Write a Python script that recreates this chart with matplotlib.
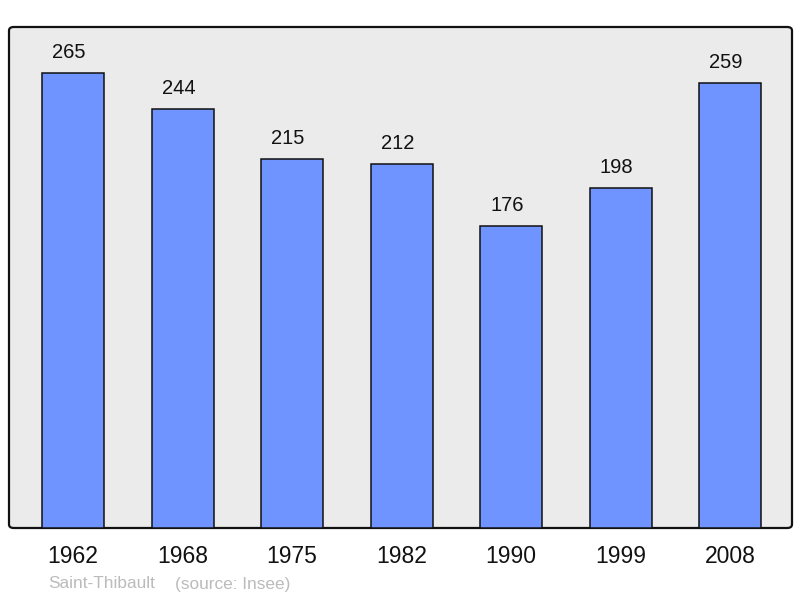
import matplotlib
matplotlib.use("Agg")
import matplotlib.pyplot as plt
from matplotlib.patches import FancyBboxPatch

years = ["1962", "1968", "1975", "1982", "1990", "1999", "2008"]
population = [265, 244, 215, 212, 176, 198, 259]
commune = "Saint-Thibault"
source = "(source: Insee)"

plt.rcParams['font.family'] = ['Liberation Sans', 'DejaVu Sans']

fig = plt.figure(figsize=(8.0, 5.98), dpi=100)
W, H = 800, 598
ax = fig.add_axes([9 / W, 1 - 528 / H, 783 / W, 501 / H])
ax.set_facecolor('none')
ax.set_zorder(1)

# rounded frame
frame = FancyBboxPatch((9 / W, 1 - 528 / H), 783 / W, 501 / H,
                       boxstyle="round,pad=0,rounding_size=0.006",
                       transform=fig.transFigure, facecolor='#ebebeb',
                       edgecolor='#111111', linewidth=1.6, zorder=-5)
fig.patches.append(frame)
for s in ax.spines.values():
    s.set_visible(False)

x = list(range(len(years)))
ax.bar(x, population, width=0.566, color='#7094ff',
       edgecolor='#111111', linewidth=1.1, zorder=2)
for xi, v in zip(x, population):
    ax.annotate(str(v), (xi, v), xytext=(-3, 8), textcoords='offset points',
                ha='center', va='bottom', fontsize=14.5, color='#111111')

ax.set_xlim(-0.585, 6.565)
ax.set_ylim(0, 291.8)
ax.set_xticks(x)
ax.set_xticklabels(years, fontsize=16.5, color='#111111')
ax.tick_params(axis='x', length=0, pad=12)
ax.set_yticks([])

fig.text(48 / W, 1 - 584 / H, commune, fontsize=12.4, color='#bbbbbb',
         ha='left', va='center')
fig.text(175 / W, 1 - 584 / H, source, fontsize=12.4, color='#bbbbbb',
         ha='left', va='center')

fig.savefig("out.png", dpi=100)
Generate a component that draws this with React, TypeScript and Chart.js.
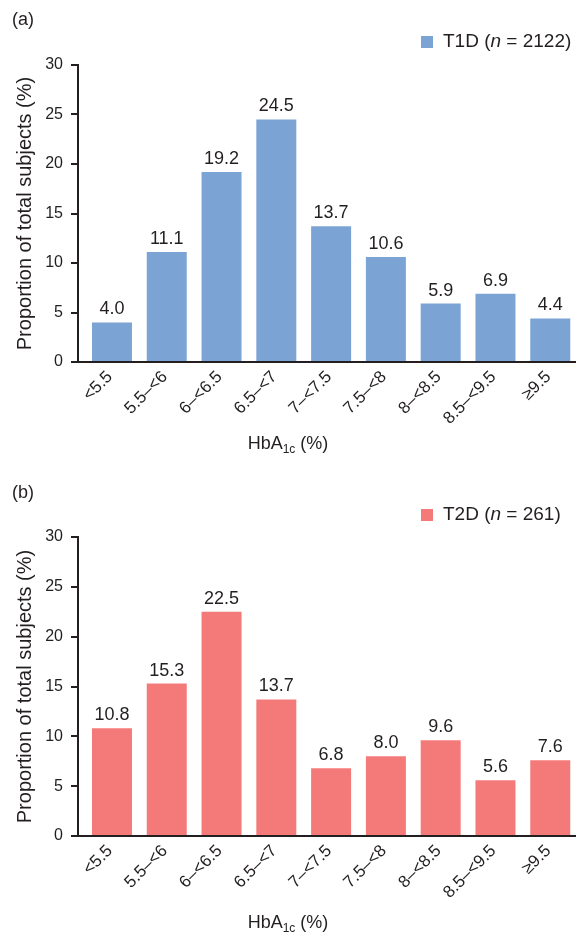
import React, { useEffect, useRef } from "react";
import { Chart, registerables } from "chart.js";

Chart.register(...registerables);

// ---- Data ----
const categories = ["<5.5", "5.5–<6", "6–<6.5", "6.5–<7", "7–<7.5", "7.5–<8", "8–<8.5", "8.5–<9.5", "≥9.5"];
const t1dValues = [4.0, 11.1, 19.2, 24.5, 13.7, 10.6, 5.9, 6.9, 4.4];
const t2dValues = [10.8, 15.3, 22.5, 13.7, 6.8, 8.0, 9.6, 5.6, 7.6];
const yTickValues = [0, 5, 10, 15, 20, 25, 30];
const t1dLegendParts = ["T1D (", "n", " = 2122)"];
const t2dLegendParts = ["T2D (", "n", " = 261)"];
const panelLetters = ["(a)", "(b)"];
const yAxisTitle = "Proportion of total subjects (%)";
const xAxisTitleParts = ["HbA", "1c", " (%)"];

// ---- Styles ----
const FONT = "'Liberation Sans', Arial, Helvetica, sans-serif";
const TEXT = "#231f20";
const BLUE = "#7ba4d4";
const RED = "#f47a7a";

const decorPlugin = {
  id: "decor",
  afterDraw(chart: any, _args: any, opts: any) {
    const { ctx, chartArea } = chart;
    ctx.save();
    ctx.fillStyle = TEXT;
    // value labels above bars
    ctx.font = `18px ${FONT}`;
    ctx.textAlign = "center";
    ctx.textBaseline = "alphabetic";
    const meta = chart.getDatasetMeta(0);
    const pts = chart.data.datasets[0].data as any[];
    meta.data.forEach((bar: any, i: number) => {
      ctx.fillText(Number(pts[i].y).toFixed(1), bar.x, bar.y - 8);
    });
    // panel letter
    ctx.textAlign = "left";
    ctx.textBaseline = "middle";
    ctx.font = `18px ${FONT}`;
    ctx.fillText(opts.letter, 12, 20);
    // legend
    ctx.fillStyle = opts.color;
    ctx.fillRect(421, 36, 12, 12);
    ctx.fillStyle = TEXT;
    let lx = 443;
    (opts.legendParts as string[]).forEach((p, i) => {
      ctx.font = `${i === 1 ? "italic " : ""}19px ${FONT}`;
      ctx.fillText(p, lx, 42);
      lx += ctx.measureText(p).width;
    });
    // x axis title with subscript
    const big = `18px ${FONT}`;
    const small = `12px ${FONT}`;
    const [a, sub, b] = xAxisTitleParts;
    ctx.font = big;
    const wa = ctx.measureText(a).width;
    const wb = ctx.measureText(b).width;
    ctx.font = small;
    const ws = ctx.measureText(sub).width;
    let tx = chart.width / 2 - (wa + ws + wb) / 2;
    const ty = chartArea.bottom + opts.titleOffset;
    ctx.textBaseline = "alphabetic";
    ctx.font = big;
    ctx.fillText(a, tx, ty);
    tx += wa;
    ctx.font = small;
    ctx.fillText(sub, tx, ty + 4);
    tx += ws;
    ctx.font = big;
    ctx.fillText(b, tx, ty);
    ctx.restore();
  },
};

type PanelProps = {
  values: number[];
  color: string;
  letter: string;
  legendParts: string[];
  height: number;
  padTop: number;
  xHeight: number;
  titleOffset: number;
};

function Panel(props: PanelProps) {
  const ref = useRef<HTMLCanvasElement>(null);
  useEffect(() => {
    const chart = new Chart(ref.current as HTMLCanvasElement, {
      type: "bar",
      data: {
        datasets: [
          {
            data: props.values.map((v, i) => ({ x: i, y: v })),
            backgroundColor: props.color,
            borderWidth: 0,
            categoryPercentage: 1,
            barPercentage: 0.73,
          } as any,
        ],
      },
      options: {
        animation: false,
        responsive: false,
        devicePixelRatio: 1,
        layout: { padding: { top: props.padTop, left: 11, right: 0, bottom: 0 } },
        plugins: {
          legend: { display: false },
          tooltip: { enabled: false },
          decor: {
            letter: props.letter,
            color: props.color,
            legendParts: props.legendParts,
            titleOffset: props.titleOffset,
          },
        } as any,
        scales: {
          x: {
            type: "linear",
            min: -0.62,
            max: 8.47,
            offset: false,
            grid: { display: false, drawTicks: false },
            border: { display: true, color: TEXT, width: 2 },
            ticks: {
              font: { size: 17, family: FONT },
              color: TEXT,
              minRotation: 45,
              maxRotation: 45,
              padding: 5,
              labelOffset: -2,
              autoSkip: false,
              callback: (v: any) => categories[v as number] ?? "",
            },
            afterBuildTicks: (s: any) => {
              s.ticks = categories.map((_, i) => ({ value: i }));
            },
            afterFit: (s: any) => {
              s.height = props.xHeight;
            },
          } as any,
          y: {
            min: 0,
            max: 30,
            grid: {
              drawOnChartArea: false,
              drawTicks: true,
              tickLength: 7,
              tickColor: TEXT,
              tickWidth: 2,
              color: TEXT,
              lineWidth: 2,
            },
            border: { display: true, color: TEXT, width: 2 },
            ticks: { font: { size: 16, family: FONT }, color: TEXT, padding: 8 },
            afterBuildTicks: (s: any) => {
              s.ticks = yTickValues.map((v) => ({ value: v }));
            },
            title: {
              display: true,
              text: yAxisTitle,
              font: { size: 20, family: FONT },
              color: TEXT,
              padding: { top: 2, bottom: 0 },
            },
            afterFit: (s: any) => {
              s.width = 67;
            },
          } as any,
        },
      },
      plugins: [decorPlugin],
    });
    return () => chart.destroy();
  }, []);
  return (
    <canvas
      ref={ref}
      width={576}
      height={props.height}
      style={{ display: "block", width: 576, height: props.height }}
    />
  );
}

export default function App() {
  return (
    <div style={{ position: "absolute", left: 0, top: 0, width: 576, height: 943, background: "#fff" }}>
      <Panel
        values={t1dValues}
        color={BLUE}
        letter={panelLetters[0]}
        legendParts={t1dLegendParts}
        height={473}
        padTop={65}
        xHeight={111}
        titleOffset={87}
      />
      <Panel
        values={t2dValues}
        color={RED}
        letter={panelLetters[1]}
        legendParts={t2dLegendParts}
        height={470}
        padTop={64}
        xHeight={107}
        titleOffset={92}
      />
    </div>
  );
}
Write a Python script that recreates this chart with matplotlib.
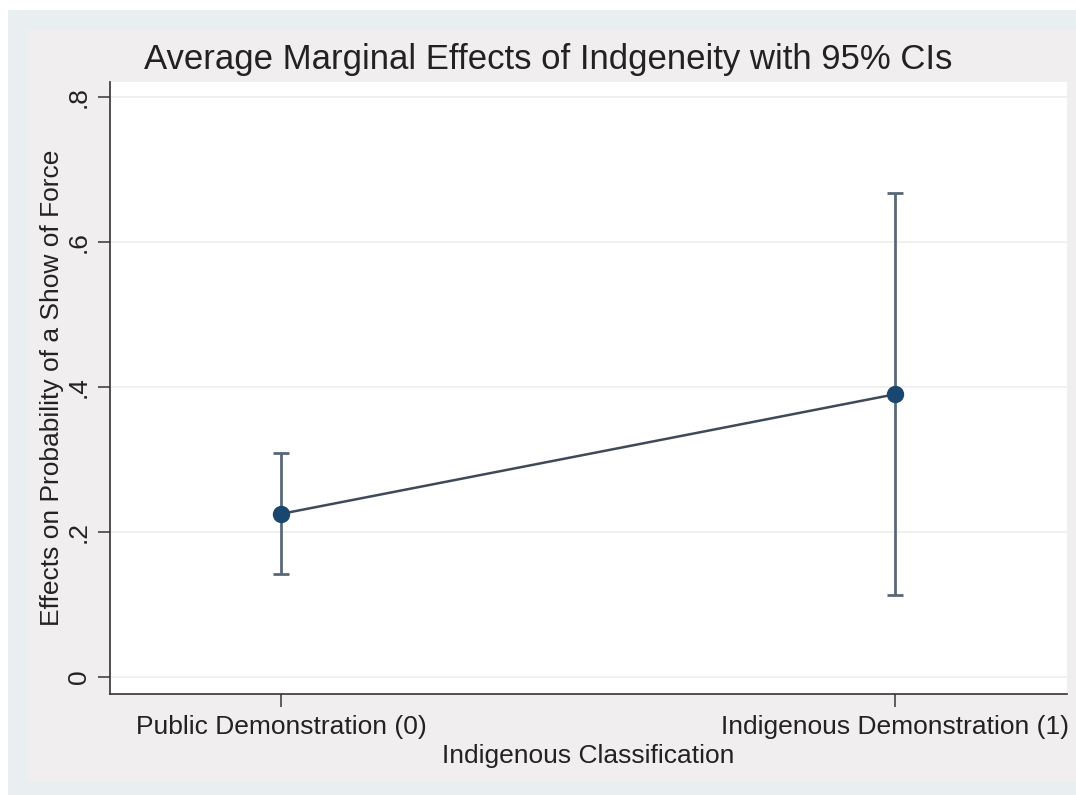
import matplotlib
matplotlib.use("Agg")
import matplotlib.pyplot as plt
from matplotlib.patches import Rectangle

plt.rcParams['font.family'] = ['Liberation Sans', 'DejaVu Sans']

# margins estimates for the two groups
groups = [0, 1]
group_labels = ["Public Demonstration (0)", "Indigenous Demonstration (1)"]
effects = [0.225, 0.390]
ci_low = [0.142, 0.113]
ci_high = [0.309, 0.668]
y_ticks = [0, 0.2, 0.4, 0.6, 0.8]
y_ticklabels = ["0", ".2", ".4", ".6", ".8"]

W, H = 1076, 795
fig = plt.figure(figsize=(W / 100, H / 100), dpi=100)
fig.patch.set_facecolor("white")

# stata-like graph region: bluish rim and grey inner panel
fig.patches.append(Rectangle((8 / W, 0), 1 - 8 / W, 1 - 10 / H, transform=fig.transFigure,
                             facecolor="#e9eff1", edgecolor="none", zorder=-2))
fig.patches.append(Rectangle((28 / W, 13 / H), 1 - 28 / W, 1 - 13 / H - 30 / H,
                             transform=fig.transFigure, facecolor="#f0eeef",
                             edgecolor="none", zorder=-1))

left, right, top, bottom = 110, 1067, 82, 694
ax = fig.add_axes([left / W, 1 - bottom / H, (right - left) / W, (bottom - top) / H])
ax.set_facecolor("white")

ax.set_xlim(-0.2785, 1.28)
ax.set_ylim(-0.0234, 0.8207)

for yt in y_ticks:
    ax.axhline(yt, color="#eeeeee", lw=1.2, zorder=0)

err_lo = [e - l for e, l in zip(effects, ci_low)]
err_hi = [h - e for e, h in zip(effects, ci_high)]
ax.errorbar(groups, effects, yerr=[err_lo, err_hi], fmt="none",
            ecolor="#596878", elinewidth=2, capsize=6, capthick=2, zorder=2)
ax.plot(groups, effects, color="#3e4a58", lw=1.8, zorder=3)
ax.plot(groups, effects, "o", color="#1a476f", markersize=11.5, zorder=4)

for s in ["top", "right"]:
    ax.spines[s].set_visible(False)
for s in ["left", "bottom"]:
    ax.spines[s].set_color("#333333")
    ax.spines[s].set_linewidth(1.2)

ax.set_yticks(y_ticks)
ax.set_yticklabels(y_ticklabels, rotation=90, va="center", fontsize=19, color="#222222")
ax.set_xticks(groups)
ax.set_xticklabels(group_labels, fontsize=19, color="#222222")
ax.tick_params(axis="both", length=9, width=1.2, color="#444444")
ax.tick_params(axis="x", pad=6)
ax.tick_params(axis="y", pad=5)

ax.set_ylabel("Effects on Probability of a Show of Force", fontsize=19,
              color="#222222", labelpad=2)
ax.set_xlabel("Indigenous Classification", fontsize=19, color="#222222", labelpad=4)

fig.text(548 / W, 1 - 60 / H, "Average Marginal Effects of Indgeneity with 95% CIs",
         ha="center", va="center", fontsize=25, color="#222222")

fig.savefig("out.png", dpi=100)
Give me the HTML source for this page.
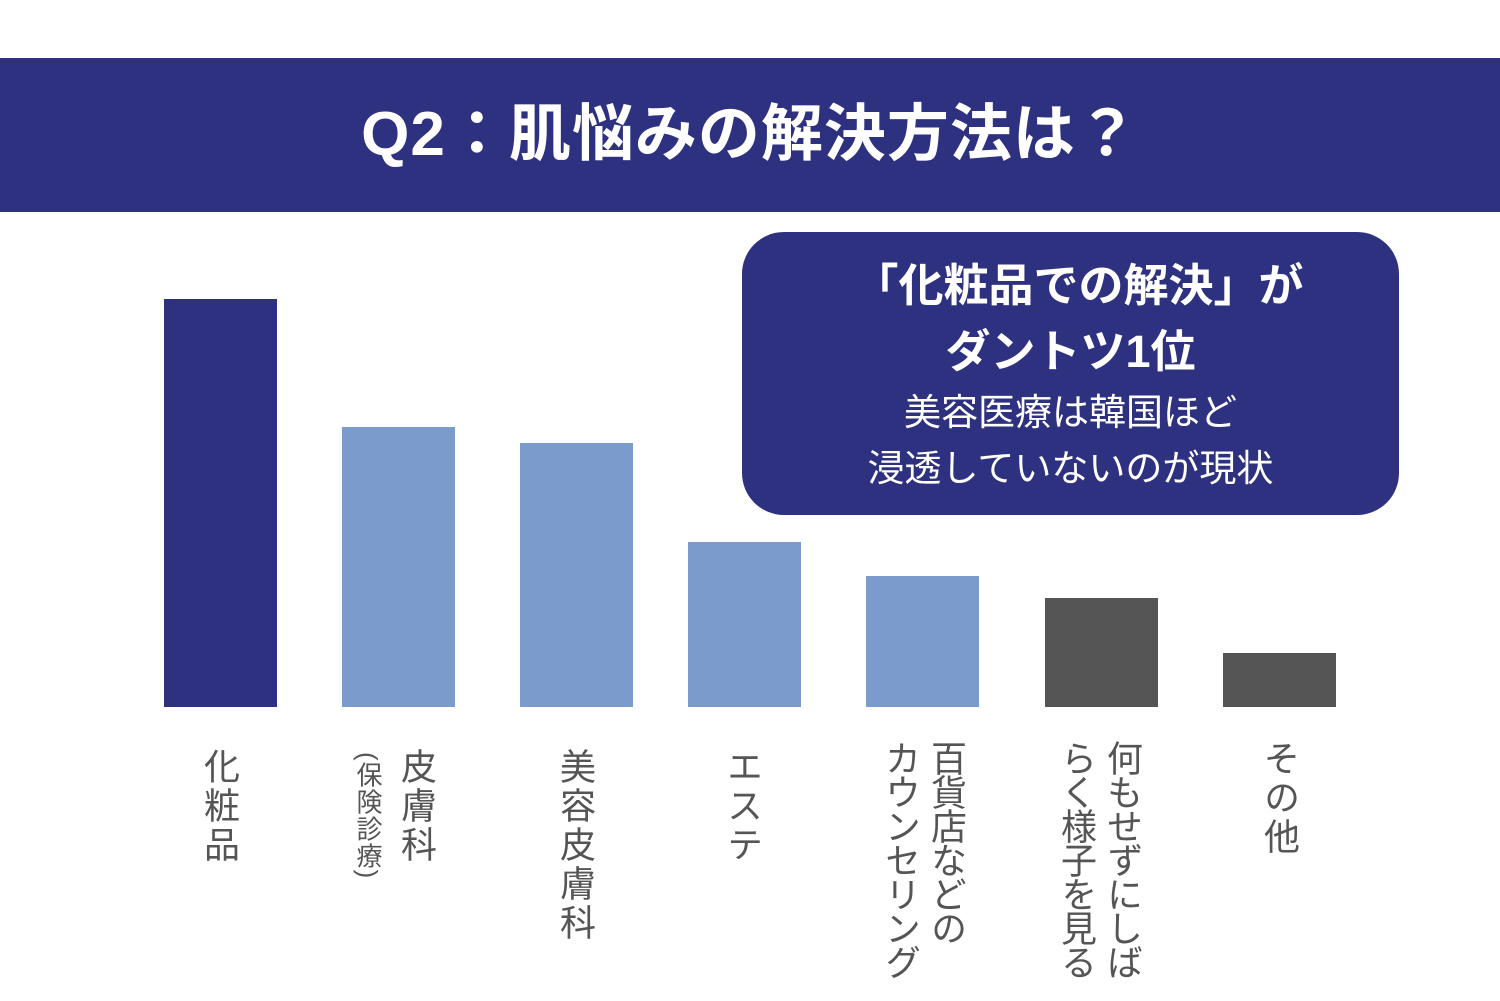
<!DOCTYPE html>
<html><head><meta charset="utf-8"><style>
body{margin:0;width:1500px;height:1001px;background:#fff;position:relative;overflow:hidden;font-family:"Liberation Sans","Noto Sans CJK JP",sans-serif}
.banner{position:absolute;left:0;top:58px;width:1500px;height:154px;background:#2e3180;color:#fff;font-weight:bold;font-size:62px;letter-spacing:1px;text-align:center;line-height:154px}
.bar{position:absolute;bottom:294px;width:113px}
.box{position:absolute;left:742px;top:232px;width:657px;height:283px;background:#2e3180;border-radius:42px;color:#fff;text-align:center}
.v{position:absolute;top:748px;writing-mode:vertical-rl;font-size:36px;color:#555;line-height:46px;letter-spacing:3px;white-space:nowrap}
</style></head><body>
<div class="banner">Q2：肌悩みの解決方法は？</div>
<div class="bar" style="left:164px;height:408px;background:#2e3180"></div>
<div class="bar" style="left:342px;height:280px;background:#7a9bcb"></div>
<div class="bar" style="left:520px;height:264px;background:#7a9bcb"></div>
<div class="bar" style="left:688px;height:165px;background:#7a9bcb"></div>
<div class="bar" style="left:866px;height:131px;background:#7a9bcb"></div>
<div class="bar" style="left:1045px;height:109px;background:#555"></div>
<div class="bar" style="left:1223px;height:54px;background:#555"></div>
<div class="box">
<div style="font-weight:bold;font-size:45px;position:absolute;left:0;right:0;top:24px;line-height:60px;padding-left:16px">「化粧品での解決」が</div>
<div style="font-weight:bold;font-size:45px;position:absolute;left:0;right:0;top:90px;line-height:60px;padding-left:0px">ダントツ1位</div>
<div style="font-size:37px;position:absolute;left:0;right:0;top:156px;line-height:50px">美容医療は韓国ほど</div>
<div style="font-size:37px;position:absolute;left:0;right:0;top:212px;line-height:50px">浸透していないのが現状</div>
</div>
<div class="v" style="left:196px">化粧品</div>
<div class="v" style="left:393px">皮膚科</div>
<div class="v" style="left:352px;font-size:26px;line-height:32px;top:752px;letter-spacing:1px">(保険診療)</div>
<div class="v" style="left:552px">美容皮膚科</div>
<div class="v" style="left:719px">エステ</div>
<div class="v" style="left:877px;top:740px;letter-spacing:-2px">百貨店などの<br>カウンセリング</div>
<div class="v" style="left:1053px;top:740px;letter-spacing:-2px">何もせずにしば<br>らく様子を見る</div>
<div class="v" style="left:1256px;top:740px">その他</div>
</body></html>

##############################

__CHALLENGE__: Scan the records above for the string "source", then report every line that contains it.

__EXERCISE RESPONSE__:
source = "(source: Insee)"
fig.text(175 / W, 1 - 584 / H, source, fontsize=12.4, color='#bbbbbb',
Give me the HTML source for this page.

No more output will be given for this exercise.